En la relación con los Estados Unidos solo el asunto migratorio tiene la misma relevancia que la política de drogas. Es evidente que México no puede acabar con la prohibición de manera unilateral, y menos con el atrabiliario Trump en la presidencia, pero sí podría negociar mucho para acabar con la guerra, expresión extrema del prohibicionismo y, en su política interna, bien podría cambiar el rumbo hacia la regulación sensata de la mariguana, la descriminalización efectiva de los usuarios, al estilo Portugal, y hacia una política general de reducción del daño respecto a los consumos más peligrosos.

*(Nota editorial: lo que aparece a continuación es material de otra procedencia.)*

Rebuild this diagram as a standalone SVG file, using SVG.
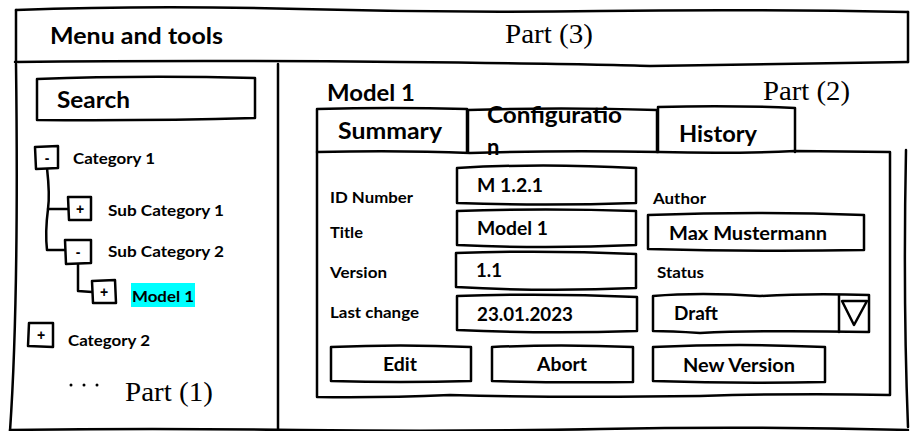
<svg xmlns="http://www.w3.org/2000/svg" width="910" height="431" viewBox="0 0 910 431">
<style>
.s{fill:none;stroke:#000;stroke-width:2.5;stroke-linejoin:round;stroke-linecap:round}
.w{fill:#fff;stroke:#000;stroke-width:2.5;stroke-linejoin:round;stroke-linecap:round}
.b{font-family:Lato,"Liberation Sans",sans-serif;font-weight:bold;fill:#000}
.p{font-family:"Liberation Serif","Times New Roman",serif;font-size:28px;fill:#000}
.sg{font-family:"Liberation Sans",sans-serif;font-weight:bold;font-size:14px;fill:#000;text-anchor:middle}
</style>
<rect width="910" height="431" fill="#fff"/>
<g id="frame">
<path class="s" d="M16,10 Q150,5 300,9 T600,11 T908,12"/>
<path class="s" d="M16,10 L16,62"/>
<path class="s" d="M908,12 L908,62"/>
<path class="s" d="M15,62 Q200,60 400,62 Q600,64 650,66 Q760,64 908,62"/>
<path class="s" d="M16,64 Q19,300 10,431"/>
<path class="s" d="M278,64 L278,431"/>
<path class="s" d="M906,150 Q903,300 908,427"/>
<path class="s" d="M10,430 Q150,428 300,430 T600,429 T908,430"/>
</g>
<g id="header">
<text class="b" x="50" y="44" font-size="22" textLength="173" lengthAdjust="spacingAndGlyphs">Menu and tools</text>
<text class="p" x="505" y="43" textLength="88" lengthAdjust="spacingAndGlyphs">Part (3)</text>
</g>
<g id="search">
<path class="w" d="M37,79 Q140,75 255,78 L255,118 Q150,121 37,120 Z"/>
<text class="b" x="57" y="108" font-size="22" textLength="73" lengthAdjust="spacingAndGlyphs">Search</text>
</g>
<g id="connectors">
<path class="s" d="M47,168 Q50,195 48,209 Q45,232 47,250 L65,250"/>
<path class="s" d="M48,209 L68,209"/>
<path class="s" d="M78,263 L78,291 L92,292"/>
</g>
<g id="category1">
<path class="w" d="M35,147 L58,146 L58,168 L36,169 Z"/>
<text class="sg" x="47" y="163">-</text>
<text class="b" x="73" y="164" font-size="16" textLength="82" lengthAdjust="spacingAndGlyphs">Category 1</text>
</g>
<g id="subcategory1">
<path class="w" d="M68,197 L91,197 L91,220 L69,220 Z"/>
<text class="sg" x="80" y="214">+</text>
<text class="b" x="108" y="216" font-size="16" textLength="116" lengthAdjust="spacingAndGlyphs">Sub Category 1</text>
</g>
<g id="subcategory2">
<path class="w" d="M65,240 L91,240 L91,263 L66,264 Z"/>
<text class="sg" x="78" y="257">-</text>
<text class="b" x="108" y="257" font-size="16" textLength="116" lengthAdjust="spacingAndGlyphs">Sub Category 2</text>
</g>
<g id="model1-tree">
<path class="w" d="M92,281 L115,280 L116,303 L93,303 Z"/>
<text class="sg" x="104" y="297">+</text>
<rect x="131" y="283" width="64" height="24" fill="#00ffff"/>
<text class="b" x="132" y="302" font-size="16" textLength="62" lengthAdjust="spacingAndGlyphs">Model 1</text>
</g>
<g id="category2">
<path class="w" d="M29,323 L53,323 L53,347 L28,346 Z"/>
<text class="sg" x="41" y="340">+</text>
<text class="b" x="68" y="346" font-size="16" textLength="82" lengthAdjust="spacingAndGlyphs">Category 2</text>
</g>
<g id="more">
<circle cx="71" cy="385" r="1.5"/>
<circle cx="84" cy="385" r="1.5"/>
<circle cx="97" cy="385" r="1.5"/>
<text class="p" x="125" y="401" textLength="88" lengthAdjust="spacingAndGlyphs">Part (1)</text>
</g>
<g id="model-title">
<text class="b" x="327" y="101" font-size="22" textLength="88" lengthAdjust="spacingAndGlyphs">Model 1</text>
<text class="p" x="763" y="100" textLength="87" lengthAdjust="spacingAndGlyphs">Part (2)</text>
</g>
<g id="tab-summary">
<path class="w" d="M317,152 L317,109 Q390,107 467,109 L467,152"/>
<text class="b" x="338" y="139" font-size="22" textLength="104" lengthAdjust="spacingAndGlyphs">Summary</text>
</g>
<g id="tab-configuration">
<path class="w" d="M468,152 L468,110 Q560,107 657,110 L657,152"/>
<text class="b" x="487" y="123" font-size="22" textLength="135" lengthAdjust="spacingAndGlyphs">Configuratio</text>
<text class="b" x="487" y="155" font-size="22">n</text>
</g>
<g id="tab-history">
<path class="w" d="M658,152 L658,107 Q730,105 795,108 L795,152"/>
<text class="b" x="679" y="142" font-size="22" textLength="78" lengthAdjust="spacingAndGlyphs">History</text>
</g>
<g id="panel">
<path class="s" d="M317,152 Q400,150 470,153 Q560,150 660,152 Q730,154 795,151 L890,152 L890,395 Q800,393 700,396 Q560,398 450,395 Q380,398 317,397 Z"/>
</g>
<g id="labels">
<text class="b" x="330" y="203" font-size="16" textLength="83" lengthAdjust="spacingAndGlyphs">ID Number</text>
<text class="b" x="330" y="238" font-size="16" textLength="33" lengthAdjust="spacingAndGlyphs">Title</text>
<text class="b" x="330" y="278" font-size="16" textLength="57" lengthAdjust="spacingAndGlyphs">Version</text>
<text class="b" x="330" y="318" font-size="16" textLength="89" lengthAdjust="spacingAndGlyphs">Last change</text>
<text class="b" x="653" y="204" font-size="16" textLength="53" lengthAdjust="spacingAndGlyphs">Author</text>
<text class="b" x="657" y="278" font-size="16" textLength="47" lengthAdjust="spacingAndGlyphs">Status</text>
</g>
<g id="field-id">
<path class="w" d="M457,168 Q540,163 636,168 L636,203 Q545,206 457,203 Z"/>
<text class="b" x="477" y="192" font-size="18.5" textLength="66" lengthAdjust="spacingAndGlyphs">M 1.2.1</text>
</g>
<g id="field-title">
<path class="w" d="M457,211 Q545,208 636,211 L636,245 Q545,249 457,245 Z"/>
<text class="b" x="477" y="235" font-size="18.5" textLength="71" lengthAdjust="spacingAndGlyphs">Model 1</text>
</g>
<g id="field-version">
<path class="w" d="M456,253 Q545,250 636,254 L636,288 Q545,292 456,287 Z"/>
<text class="b" x="476" y="277" font-size="18.5" textLength="26" lengthAdjust="spacingAndGlyphs">1.1</text>
</g>
<g id="field-lastchange">
<path class="w" d="M457,296 Q545,293 637,297 L637,331 Q545,334 457,330 Z"/>
<text class="b" x="477" y="321" font-size="19" textLength="96" lengthAdjust="spacingAndGlyphs">23.01.2023</text>
</g>
<g id="field-author">
<path class="w" d="M648,215 Q760,211 864,215 L864,250 Q760,252 648,249 Z"/>
<text class="b" x="669" y="240" font-size="18.5" textLength="158" lengthAdjust="spacingAndGlyphs">Max Mustermann</text>
</g>
<g id="field-status">
<path class="w" d="M653,296 Q700,292 760,296 Q810,293 869,295 L869,332 Q760,330 700,333 Q670,331 653,331 Z"/>
<path class="s" d="M839,295 L839,332"/>
<path class="s" d="M842,301 L867,301 L854,325 Z"/>
<text class="b" x="674" y="320" font-size="18" textLength="44" lengthAdjust="spacingAndGlyphs">Draft</text>
</g>
<g id="btn-edit">
<path class="w" d="M331,347 Q400,344 471,347 L471,381 Q400,383 331,381 Z"/>
<text class="b" x="383" y="371" font-size="19" textLength="34" lengthAdjust="spacingAndGlyphs">Edit</text>
</g>
<g id="btn-abort">
<path class="w" d="M492,347 Q560,344 633,347 L633,382 Q560,383 492,381 Z"/>
<text class="b" x="537" y="371" font-size="19" textLength="50" lengthAdjust="spacingAndGlyphs">Abort</text>
</g>
<g id="btn-newversion">
<path class="w" d="M653,347 Q740,343 825,347 L825,382 Q740,384 653,381 Z"/>
<text class="b" x="683" y="372" font-size="19" textLength="112" lengthAdjust="spacingAndGlyphs">New Version</text>
</g>
</svg>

La amnistía que propone López Obrador solo tendría sentido con un cambio importante en la política de drogas. La liberación de consumidores encarcelados, de pequeños traficantes sin delitos de sangre, de las mujeres en prisión por transportar drogas a veces sin saberlos (las porteadoras despectivamente llamadas mulas), sería un gran avance para recuperar la normalidad. No podría incluir, es obvio, a los sicarios, ni a los secuestradores, ni a los grandes traficantes, pero sí a quienes han sufrido injusticia por la prohibición o a quienes se han visto inmersos en el tráfico local por falta de oportunidades de vida. Pero sin un giro radical en la manera en la que se aborda la persecución de las drogas, la amnistía queda fuera de contexto y acaba por sonar a disparate.
Los tres candidatos y el payaso mocha manos salieron reprobados de este examen.